• Aim: From the very first line of the data to the line containing "(goaltxt) at ([yshift=6pt]goal.center)", retype everything exactly, leaving the pictures behind.

-- start Data excerpt --

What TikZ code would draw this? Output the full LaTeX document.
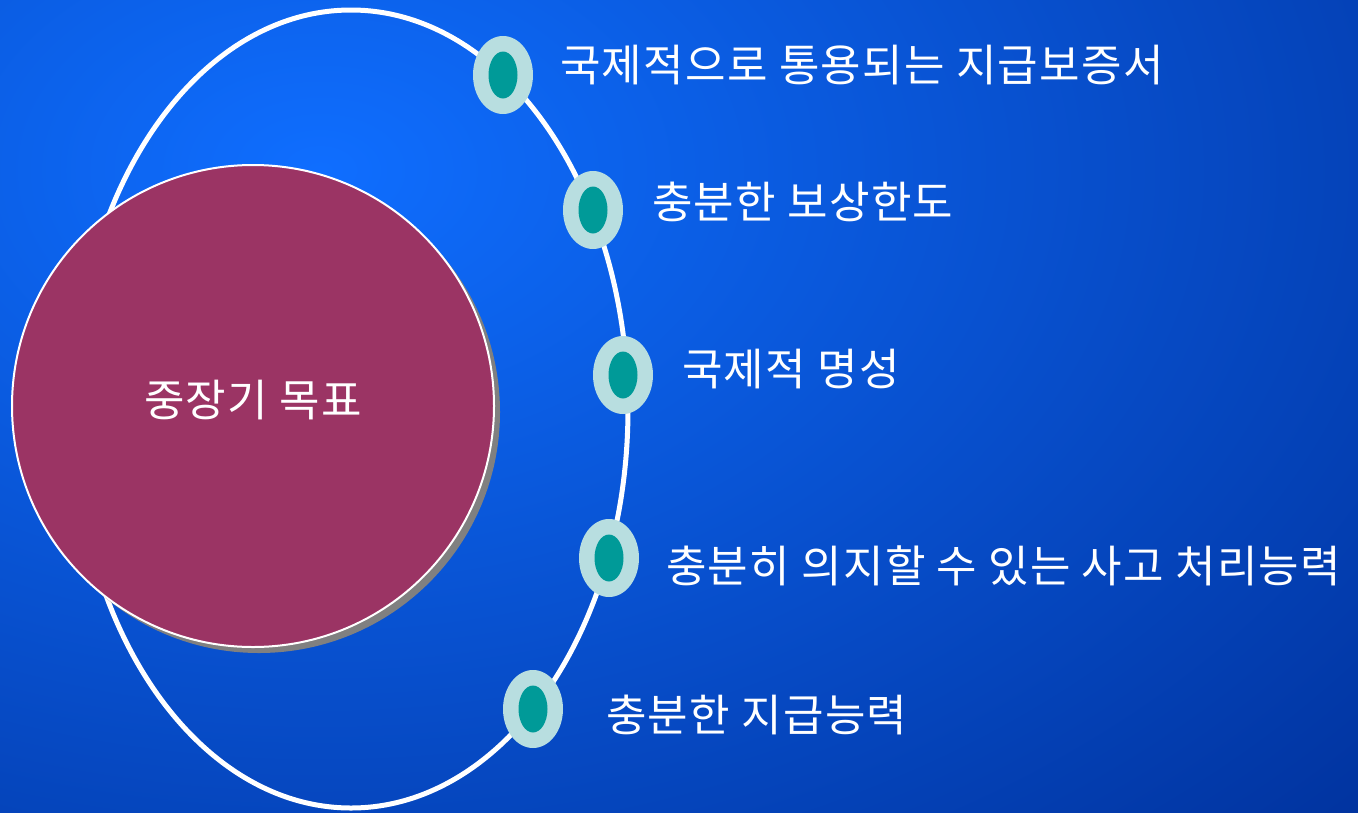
\documentclass[tikz,border=0pt]{standalone}
\usepackage{fontspec}
\newfontfamily\krfont[LetterSpace=3]{Noto Sans CJK KR}
\usetikzlibrary{shapes.geometric, shadows}

\definecolor{bghi}{HTML}{0F6EFF}
\definecolor{bglo}{HTML}{00309A}
\definecolor{goalred}{HTML}{9B3464}
\definecolor{beadout}{HTML}{B8DEE0}
\definecolor{beadin}{HTML}{009A98}

\begin{document}
\begin{tikzpicture}[x=1pt, y=-1pt,
        goal/.style={circle, fill=goalred, draw=white, line width=2pt, minimum size=482pt, inner sep=0pt,
          drop shadow={shadow xshift=6pt, shadow yshift=-6pt, opacity=1, fill=black!50}},
        bead/.style={ellipse, fill=beadout, minimum width=60pt, minimum height=78pt, inner sep=0pt,
          path picture={\fill[beadin] (path picture bounding box.center) ellipse [x radius=14.5pt, y radius=23.5pt];}},
        lbl/.style={text=white, inner sep=0pt, font=\krfont\fontsize{44}{50}\selectfont}
      ]

      \useasboundingbox (0,0) rectangle (1358,812);
      \begin{scope}
        \clip (0,0) rectangle (1358,812);
        \fill[bglo] (0,0) rectangle (1358,812);
        \shade[inner color=bghi, outer color=bglo] (320,170) ellipse [x radius=1500pt, y radius=1000pt];
      \end{scope}

      \draw[white, line width=5pt] (351,409) ellipse [x radius=277pt, y radius=399pt];

      \node[goal] (goal) at (253,406) {};
      \node[lbl] (goaltxt) at ([yshift=6pt]goal.center) {중장기 목표};

      \node[bead] (b1) at (503,75) {};
      \node[bead] (b2) at (593,210) {};
      \node[bead] (b3) at (623,375) {};
      \node[bead] (b4) at (609,558) {};
      \node[bead] (b5) at (533,709) {};

      \node[lbl, anchor=west] (t1) at (560,65) {국제적으로 통용되는 지급보증서};
      \node[lbl, anchor=west] (t2) at (652,202) {충분한 보상한도};
      \node[lbl, anchor=west] (t3) at (682,369) {국제적 명성};
      \node[lbl, anchor=west] (t4) at (666,566) {충분히 의지할 수 있는 사고 처리능력};
      \node[lbl, anchor=west] (t5) at (606,715) {충분한 지급능력};

    \end{tikzpicture}
\end{document}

-- end Data excerpt --

• Exercise output:
What TikZ code would draw this? Output the full LaTeX document.
\documentclass[tikz,border=0pt]{standalone}
\usepackage{fontspec}
\newfontfamily\krfont[LetterSpace=3]{Noto Sans CJK KR}
\usetikzlibrary{shapes.geometric, shadows}

\definecolor{bghi}{HTML}{0F6EFF}
\definecolor{bglo}{HTML}{00309A}
\definecolor{goalred}{HTML}{9B3464}
\definecolor{beadout}{HTML}{B8DEE0}
\definecolor{beadin}{HTML}{009A98}

\begin{document}
\begin{tikzpicture}[x=1pt, y=-1pt,
        goal/.style={circle, fill=goalred, draw=white, line width=2pt, minimum size=482pt, inner sep=0pt,
          drop shadow={shadow xshift=6pt, shadow yshift=-6pt, opacity=1, fill=black!50}},
        bead/.style={ellipse, fill=beadout, minimum width=60pt, minimum height=78pt, inner sep=0pt,
          path picture={\fill[beadin] (path picture bounding box.center) ellipse [x radius=14.5pt, y radius=23.5pt];}},
        lbl/.style={text=white, inner sep=0pt, font=\krfont\fontsize{44}{50}\selectfont}
      ]

      \useasboundingbox (0,0) rectangle (1358,812);
      \begin{scope}
        \clip (0,0) rectangle (1358,812);
        \fill[bglo] (0,0) rectangle (1358,812);
        \shade[inner color=bghi, outer color=bglo] (320,170) ellipse [x radius=1500pt, y radius=1000pt];
      \end{scope}

      \draw[white, line width=5pt] (351,409) ellipse [x radius=277pt, y radius=399pt];

      \node[goal] (goal) at (253,406) {};
      \node[lbl] (goaltxt) at ([yshift=6pt]goal.center) {중장기 목표};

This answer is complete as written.